What D’Souza suggests, and rightly in my opinion, is that it’s not just our morally decadent culture, it’s the fact that we celebrate our decadence and seek to export it to other nations. We use the United Nations and other international organizations to try to impose our moral values on societies that don’t want them. So, we have Planned Parenthood handing out condoms to thirteen year old girls in sexually conservative countries. We have other liberal organizations filing lawsuits to overturn abortion laws in historically Catholic nations. Our TV shows are broadcast overseas glorifying sexual promiscuity and other lifestyles that traditional cultures (who make up the vast majority of the world) find abhorrent. (As D’Souza states, if a couple is shown having sex on TV they’re probably not married, and if they are, it’s not to each other.) In most societies, pornographers are outcast from society and shunned; in America, we celebrate them and make movies about them
He takes this further, though, and I believe it’s from this are that he received much of the wrath he’s getting over the book. He charges that the Left in America has entered into a de facto alliance with the radical Muslims who seek to attack America. He also makes the claim that Bin Laden recognizes this and appealed to the American Left in his pre-Election Day message in 2004. He urged them to defeat their common enemy, Bush.
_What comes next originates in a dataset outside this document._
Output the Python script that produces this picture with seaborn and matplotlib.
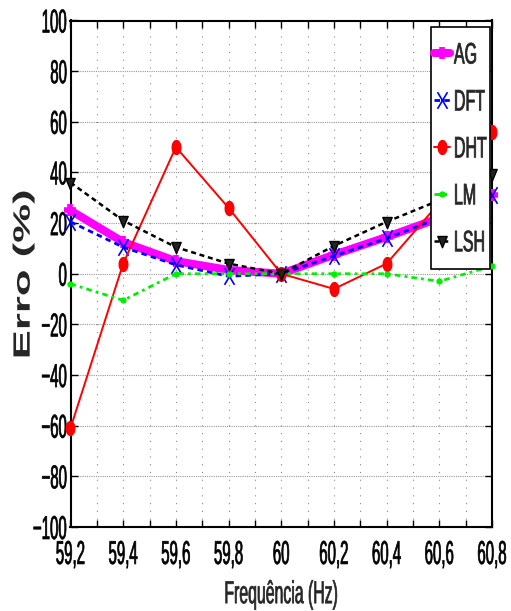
import numpy as np
import pandas as pd
import matplotlib
matplotlib.use("Agg")
import matplotlib.pyplot as plt
import seaborn as sns
from matplotlib.ticker import FixedLocator, FuncFormatter
from matplotlib.patheffects import AbstractPathEffect
from matplotlib.transforms import Affine2D
from matplotlib.path import Path
from matplotlib.patches import Rectangle

freq = [59.2, 59.4, 59.6, 59.8, 60.0, 60.2, 60.4, 60.6, 60.8]
ag = [25, 12.5, 5, 1.5, 0, 7.5, 14.5, 22, 31]
dft = [20.5, 10.5, 3.5, -1, 0, 7, 14, 22, 31]
dht = [-61, 4, 50, 26, 0, -6, 4, 28, 56]
lm = [-4, -10.5, 0, 0, 0, 0, 0, -3, 3]
lsh = [36, 21, 10.5, 4, 0, 11, 20.5, 29, 39.5]
names = ["AG", "DFT", "DHT", "LM", "LSH"]
series = [ag, dft, dht, lm, lsh]


class Stretch(AbstractPathEffect):
    """Scale glyph outlines (text stays text) and thicken strokes slightly."""
    def __init__(self, sx=1.0, sy=2.0, yc=36.0, stroke=0.0):
        super().__init__()
        self.sx, self.sy, self.yc, self.stroke = sx, sy, yc, stroke

    def draw_path(self, renderer, gc, tpath, affine, rgbFace=None):
        v = tpath.vertices
        xc = 0.5 * (v[:, 0].min() + v[:, 0].max()) if len(v) else 0.0
        t = (Affine2D().translate(-xc, -self.yc).scale(self.sx, self.sy)
             .translate(xc, self.yc) + affine)
        gc0 = renderer.new_gc()
        gc0.copy_properties(gc)
        if self.stroke > 0 and rgbFace is not None:
            gc0.set_linewidth(self.stroke)
            gc0.set_foreground(rgbFace)
            gc0.set_joinstyle("round")
        renderer.draw_path(gc0, tpath, t, rgbFace)
        gc0.restore()


sns.set_style("ticks")
FONT = ["Liberation Sans", "DejaVu Sans"]
plt.rcParams["font.family"] = FONT

fig = plt.figure(figsize=(5.11, 6.11), dpi=100)
ax = fig.add_axes([70.5/511, 1-527/611, 421.5/511, 506.5/611])

# stretched marker shapes (the reference is vertically stretched)
th = np.linspace(0, 2*np.pi, 40)
ellipse = Path(np.column_stack([0.62*np.cos(th), np.sin(th)]), closed=True)
xmark = Path([(-0.6, -1), (0.6, 1), (-0.6, 1), (0.6, -1)],
             [Path.MOVETO, Path.LINETO, Path.MOVETO, Path.LINETO])
tri = Path([(-0.75, 0.8), (0.75, 0.8), (0, -1), (-0.75, 0.8)], closed=True)

styles = {
    "AG": dict(color="#ff00ff", lw=5.8, ls="-", marker="+", ms=9, mew=4, mfc="#ff00ff"),
    "DFT": dict(color="#0000ff", lw=2.0, ls=(0, (2, 1.5)), marker=xmark, ms=12, mew=1.2, mfc="none"),
    "DHT": dict(color="#ff0000", lw=1.4, ls="-", marker=ellipse, ms=10, mew=1.0, mfc="#ff0000"),
    "LM": dict(color="#00ee00", lw=2.0, ls=(0, (2, 1.5, 1, 1.5)), marker=".", ms=7, mew=1.0, mfc="#00ee00"),
    "LSH": dict(color="#000000", lw=1.8, ls=(0, (2, 1.5)), marker=tri, ms=9, mew=1.0, mfc="#222222"),
}

for name, vals in zip(names, series):
    df = pd.DataFrame({"f": freq, "v": vals})
    st = styles[name]
    sns.lineplot(data=df, x="f", y="v", ax=ax, label=name, color=st["color"],
                 linewidth=st["lw"], linestyle=st["ls"], marker=st["marker"],
                 markersize=st["ms"], markeredgecolor=st["color"],
                 markerfacecolor=st["mfc"],
                 markeredgewidth=st["mew"], clip_on=False, zorder=3)

ax.set_xlim(59.2, 60.8)
ax.set_ylim(-100, 100)
xt = [59.2 + 0.1 * i for i in range(17)]
ax.xaxis.set_major_locator(FixedLocator(xt))


def xfmt(v, pos):
    i = int(round((v - 59.2) / 0.1))
    if i % 2:
        return ""
    s = f"{v:.1f}".replace(".", ",")
    if s.endswith(",0"):
        s = s[:-2]
    return s


ax.xaxis.set_major_formatter(FuncFormatter(xfmt))
ax.yaxis.set_major_locator(FixedLocator(list(range(-100, 101, 20))))
ax.tick_params(direction="in", top=True, right=True, length=5, width=1,
               labelsize=10.8, colors="black")
ax.tick_params(axis="y", pad=2.5)
ax.tick_params(axis="x", pad=14)

ax.grid(False)
for x in xt[1:-1]:
    ax.axvline(x, color="#888888", lw=0.8, ls=(0, (1, 6)), zorder=0)
for y in range(-80, 100, 20):
    ax.axhline(y, color="#999999", lw=0.8, ls=(0, (1, 1)), zorder=0)
for sp in ax.spines.values():
    sp.set_linewidth(1.5)
    sp.set_color("black")

ax.set_xlabel("Frequência (Hz)", fontsize=11.4, labelpad=18)
ax.set_ylabel("Erro (%)", fontsize=17, fontweight="bold")
ax.yaxis.set_label_coords(-0.085, 0.498)

leg = ax.legend(loc="upper right", bbox_to_anchor=(0.995, 0.9548),
                fontsize=11.5, handlelength=1.0, handletextpad=0.25,
                labelspacing=2.0, borderpad=0.2,
                borderaxespad=0.0, frameon=False)
leg.set_zorder(6)

fig.canvas.draw()
for lab in ax.get_xticklabels() + ax.get_yticklabels():
    lab.set_path_effects([Stretch(1.0, 2.2, stroke=0.5)])
for t in leg.get_texts():
    t.set_path_effects([Stretch(1.0, 1.85, stroke=0.55)])
ax.xaxis.label.set_path_effects([Stretch(1.0, 2.0, stroke=0.5)])
ax.yaxis.label.set_path_effects([Stretch(1.85, 1.0)])

# legend frame: legend's own box, padded vertically
bb = leg.get_window_extent()
vpad = 16.4
frame = Rectangle((bb.x0, bb.y0 - vpad), bb.width, bb.height + 2 * vpad,
                  transform=None, facecolor="white", edgecolor="black",
                  linewidth=1.2, zorder=5.5, clip_on=False)
ax.add_artist(frame)

fig.savefig("out.png", dpi=100)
I do tend to think that while many liberals have entered into such an alliance, many are doing it unknowingly out of an exaggerated fear of Bush. (For example, those who argue he is the real enemy, as opposed to those who seek to kill innocent Americans.) Others, though, I think have consciously and knowingly accepted this bargain with the Devil, so to speak. They feel that if Bush can be defeated the terrorists will leave us alone and allow them to maintain their lifestyle here. After all, we’re in no danger of falling under Muslim oppression anytime soon, so the worst they can do to us here is kill a few thousand people every now and then. And these liberals aren’t concerned by 1.3 million abortion deaths a year, what’s a few thousand more in their mind?
I do have some concerns about his proposed solution, however. To begin with, he rightly draws a distinction between radical Islam who is at war with us and traditional Islam who shares the values of radical Islam, while not wishing to engage in a war with us. He argues that traditional Islam can be our ally in our struggle with radical Islam if we don’t upset them. We need to stop belittling and attacking Islam and casting all Islam as hopelessly violent. As D’Souza points out, Islam in many ways has done a better job in maintaining its values in its society, whereas in the West, it’s doubtful whether we can truly be called a Christian society any more.
He then proposes that rather than viewing the Culture War and the War on Terror as separate conflicts, they should be viewed as one and the same since one can’t be won without winning the other. As long as the Left in America seeks to impose their values, not just on Americans, but on the world, we will have traditional societies of all religions hating us.
D’Souza suggests conservatives reach out to traditional Islam by pointing out that we, too, have issues with the Hollywood lifestyle and coming up with a common strategy to counteract it. This can help conservatives win the culture war, and in turn keep traditional societies from deepening their dislike for us. This part of the strategy makes perfect sense. It will let Muslims know that there are many Americans who are willing to work with them and help protect their societies from American cultural imperialism. It’s the second part of the strategy I have issues with, though.
He argues that we need to expose Leftists who are actively working to undermine American success in the War on Terror, hurting the country in favor promoting their own lifestyle. He acknowledges that this runs the risk of charges of McCarthyism, but he points out that McCarthy’s main theme was correct, despite the falsehood of some of his specific claims. (As it was put in “A Beautiful Mind”: “McCarthy’s an idiot, but he’s right.”) This risks undermining the conservative cause domestically and giving the liberals what they want: power. I think the first part of the strategy is more likely to help us, and will pay electoral benefits domestically as well.
Overall, a good, but somewhat flawed, book that should make conservatives and liberals rethink their positions if they read it with an open and honest mind. Worth the read.